The market access negotiations will need to address the Buy Kenya Build Kenya Strategy, adopted in 2017, with “the overall objective of increasing the competitiveness and consumption of locally produced goods and services,” according to the WTO Secretariat in Kenya’s 2019 trade policy review. Under that Strategy, Kenya applies preferences, set asides and local content requirements. They include a mandate that 30 percent of the public procurement budget be set aside for youth, women and the disabled. That particular requirement should not less problematic for the U.S. as it appears comparable to the 23 percent of federal contracts that must be set aside for small and minority businesses in the U.S.

To provide U.S. suppliers with access to Kenya’s government procurement, the U.S. would likely insist on curbing at least elements of the Buy Kenya measures.
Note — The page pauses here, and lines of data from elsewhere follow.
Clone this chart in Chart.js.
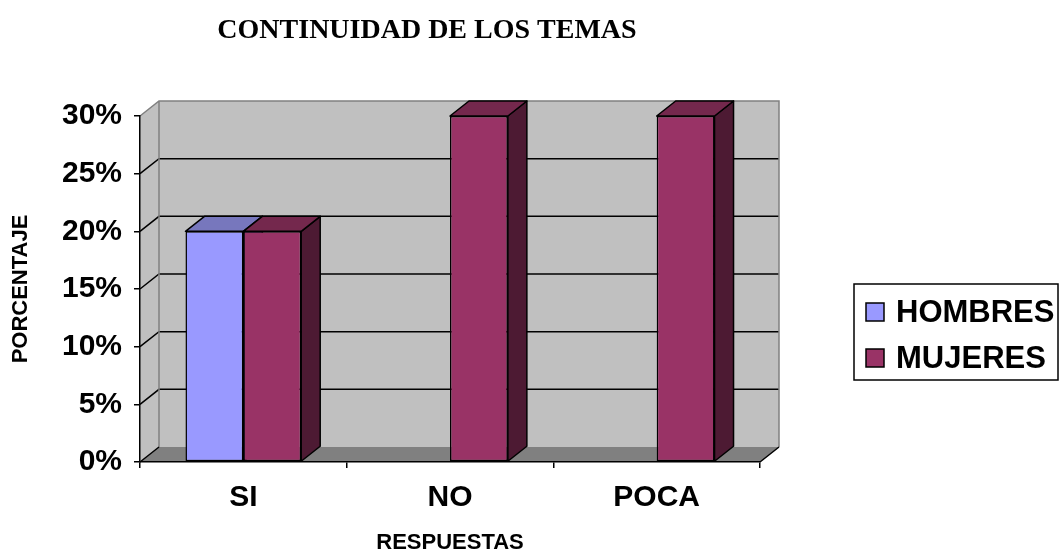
<!DOCTYPE html>
<html>
<head>
<meta charset="utf-8">
<title>Continuidad de los temas</title>
<script src="https://cdn.jsdelivr.net/npm/chart.js@4.4.1/dist/chart.umd.min.js"></script>
<style>
  body { margin: 0; background: #fff; }
  #wrap { width: 1060px; height: 554px; position: relative; }
</style>
</head>
<body>
<div id="wrap"><canvas id="bar"></canvas></div>
<script>
const categories = ["SI", "NO", "POCA"];
const seriesNames = ["HOMBRES", "MUJERES"];
const hombres = [20, 0, 0];
const mujeres = [20, 30, 30];
const yMax = 30;
const yStep = 5;
const chartTitle = "CONTINUIDAD DE LOS TEMAS";
const xTitle = "RESPUESTAS";
const yTitle = "PORCENTAJE";

// fake 3d depth (back wall + bars)
const DX = 19;
const DY = -15;

const faces = [
  { front: "#9999FF", top: "#7777BD", side: "#4D4D80" },
  { front: "#993366", top: "#74284D", side: "#4D1A33" }
];

const SANS = "'Liberation Sans', Arial, sans-serif";

function poly(ctx, pts) {
  ctx.beginPath();
  ctx.moveTo(pts[0][0], pts[0][1]);
  for (let i = 1; i < pts.length; i++) ctx.lineTo(pts[i][0], pts[i][1]);
  ctx.closePath();
}

const box3d = {
  id: "box3d",
  beforeDraw(chart) {
    const { ctx, chartArea: a, scales: { y } } = chart;
    const l = a.left, r = a.right;
    const t = y.getPixelForValue(yMax), b = y.getPixelForValue(0);
    ctx.save();
    // walls
    ctx.fillStyle = "#C0C0C0";
    poly(ctx, [[l, b], [l, t], [l + DX, t + DY], [l + DX, b + DY]]);
    ctx.fill();
    ctx.fillRect(l + DX, t + DY, r - l, b - t);
    // floor
    ctx.fillStyle = "#808080";
    poly(ctx, [[l, b], [r, b], [r + DX, b + DY], [l + DX, b + DY]]);
    ctx.fill();
    // gridlines on side + back wall
    ctx.strokeStyle = "#000";
    ctx.lineWidth = 1.5;
    ctx.beginPath();
    for (let v = yStep; v < yMax; v += yStep) {
      const py = y.getPixelForValue(v);
      ctx.moveTo(l, py);
      ctx.lineTo(l + DX, py + DY);
      ctx.lineTo(r + DX, py + DY);
    }
    ctx.stroke();
    // wall outline
    ctx.strokeStyle = "#808080";
    ctx.beginPath();
    ctx.moveTo(l, t);
    ctx.lineTo(l + DX, t + DY);
    ctx.lineTo(r + DX, t + DY);
    ctx.lineTo(r + DX, b + DY);
    ctx.moveTo(l + DX, t + DY);
    ctx.lineTo(l + DX, b + DY);
    ctx.stroke();
    // floor edges
    ctx.strokeStyle = "#000";
    ctx.beginPath();
    ctx.moveTo(l, b);
    ctx.lineTo(l + DX, b + DY);
    ctx.moveTo(r, b);
    ctx.lineTo(r + DX, b + DY);
    ctx.stroke();
    ctx.restore();
  },
  beforeDatasetsDraw(chart) {
    const ctx = chart.ctx;
    ctx.save();
    ctx.strokeStyle = "#000";
    ctx.lineWidth = 1.5;
    ctx.lineJoin = "round";
    chart.data.datasets.forEach((ds, i) => {
      const meta = chart.getDatasetMeta(i);
      meta.data.forEach((bar, j) => {
        if (!ds.data[j]) return;
        const p = bar.getProps(["x", "y", "base", "width"], true);
        const L = p.x - p.width / 2, R = p.x + p.width / 2;
        ctx.fillStyle = faces[i].side;
        poly(ctx, [[R, p.y], [R + DX, p.y + DY], [R + DX, p.base + DY], [R, p.base]]);
        ctx.fill();
        ctx.stroke();
        ctx.fillStyle = faces[i].top;
        poly(ctx, [[L, p.y], [R, p.y], [R + DX, p.y + DY], [L + DX, p.y + DY]]);
        ctx.fill();
        ctx.stroke();
      });
    });
    ctx.restore();
  },
  afterDraw(chart) {
    const ctx = chart.ctx;
    ctx.save();
    // title
    ctx.fillStyle = "#000";
    ctx.font = "bold 28px 'Liberation Serif', 'Times New Roman', serif";
    ctx.textAlign = "center";
    ctx.textBaseline = "middle";
    ctx.fillText(chartTitle, 427, 31);
    // legend
    ctx.lineWidth = 1.5;
    ctx.strokeStyle = "#000";
    ctx.strokeRect(854, 284, 204, 96);
    ctx.font = "bold 31px " + SANS;
    ctx.textAlign = "left";
    chart.data.datasets.forEach((ds, i) => {
      const cy = 312 + i * 46;
      ctx.fillStyle = ds.backgroundColor;
      ctx.fillRect(866, cy - 9, 18, 18);
      ctx.strokeRect(866, cy - 9, 18, 18);
      ctx.fillStyle = "#000";
      ctx.fillText(ds.label, 896, cy + 1);
    });
    ctx.restore();
  }
};

new Chart(document.getElementById("bar"), {
  type: "bar",
  data: {
    labels: categories,
    datasets: [
      {
        label: seriesNames[0],
        data: hombres,
        backgroundColor: faces[0].front,
        borderColor: "#000",
        borderWidth: 1.5,
        borderSkipped: false
      },
      {
        label: seriesNames[1],
        data: mujeres,
        backgroundColor: faces[1].front,
        borderColor: "#000",
        borderWidth: 1.5,
        borderSkipped: false
      }
    ]
  },
  options: {
    responsive: true,
    maintainAspectRatio: false,
    animation: false,
    categoryPercentage: 0.56,
    barPercentage: 1,
    layout: { padding: { top: 116, right: 300, bottom: 0, left: 0 } },
    plugins: {
      legend: { display: false },
      title: { display: false },
      tooltip: { enabled: false }
    },
    scales: {
      x: {
        afterFit(scale) { scale.height = 92; },
        grid: { offset: true, drawOnChartArea: false, tickLength: 6, color: "#000", lineWidth: 1.5 },
        border: { display: true, color: "#000", width: 1.5 },
        ticks: { color: "#000", padding: 12, font: { family: SANS, size: 30, weight: "bold" } },
        title: {
          display: true,
          text: xTitle,
          color: "#000",
          padding: 0,
          font: { family: SANS, size: 22, weight: "bold", lineHeight: 1 }
        }
      },
      y: {
        min: 0,
        max: yMax,
        afterFit(scale) { scale.width = 140; },
        grid: { drawOnChartArea: false, tickLength: 6, color: "#000", lineWidth: 1.5 },
        border: { display: true, color: "#000", width: 1.5 },
        ticks: {
          stepSize: yStep,
          color: "#000",
          padding: 12,
          font: { family: SANS, size: 30, weight: "bold" },
          callback: v => v + "%"
        },
        title: {
          display: true,
          text: yTitle,
          color: "#000",
          padding: { top: 10, bottom: 0 },
          font: { family: SANS, size: 22, weight: "bold", lineHeight: 1 }
        }
      }
    }
  },
  plugins: [box3d]
});
</script>
</body>
</html>
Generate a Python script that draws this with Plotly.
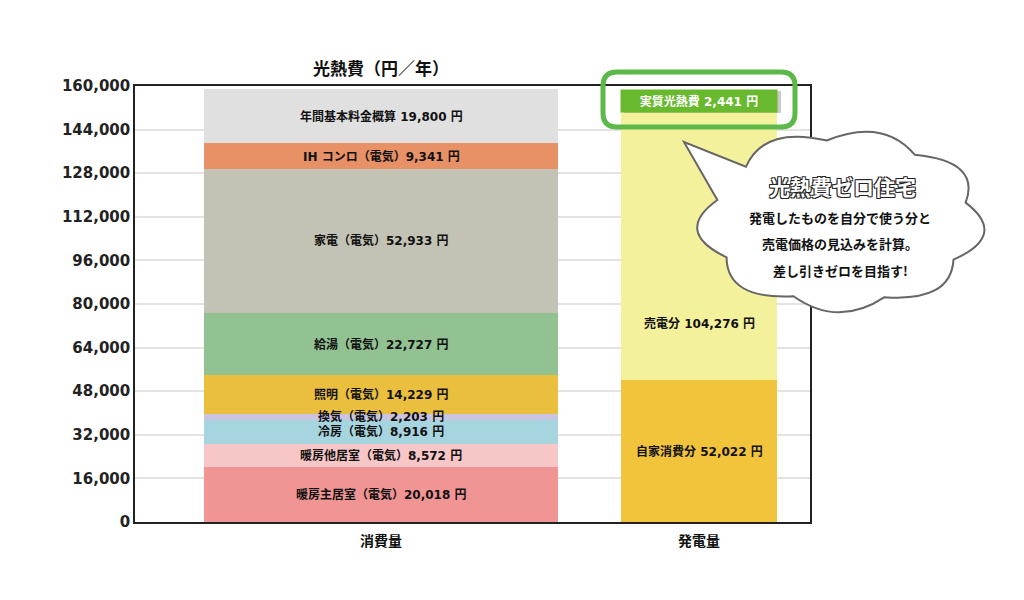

In doing so, the U.S. could allow Kenya to apply transitional measures, such as higher temporary thresholds and phase-out domestic content requirements, as it has in other FTAs with developing countries. The procurement negotiators could also consider the extensive transitional and special measures permitted Vietnam and Malaysia in the negotiations of the Trans-Pacific Partnership.

Kenya’s adoption of a rules-based procurement system, with effective anti-corruption measures, should be the first priority. Without such a system, opening government procurement under the FTA may have little value. A second aim should be to develop market access measures that will facilitate Kenya’s market-opening while provide new opportunities for U.S. suppliers. Achieving a balance will be critical. As the administration intends a Kenya FTA to be a model for other countries in Africa. if it is too demanding in its coverage requirements or too stringent in transitional measures, it could make other African countries wary of entering similar negotiations with the U.S.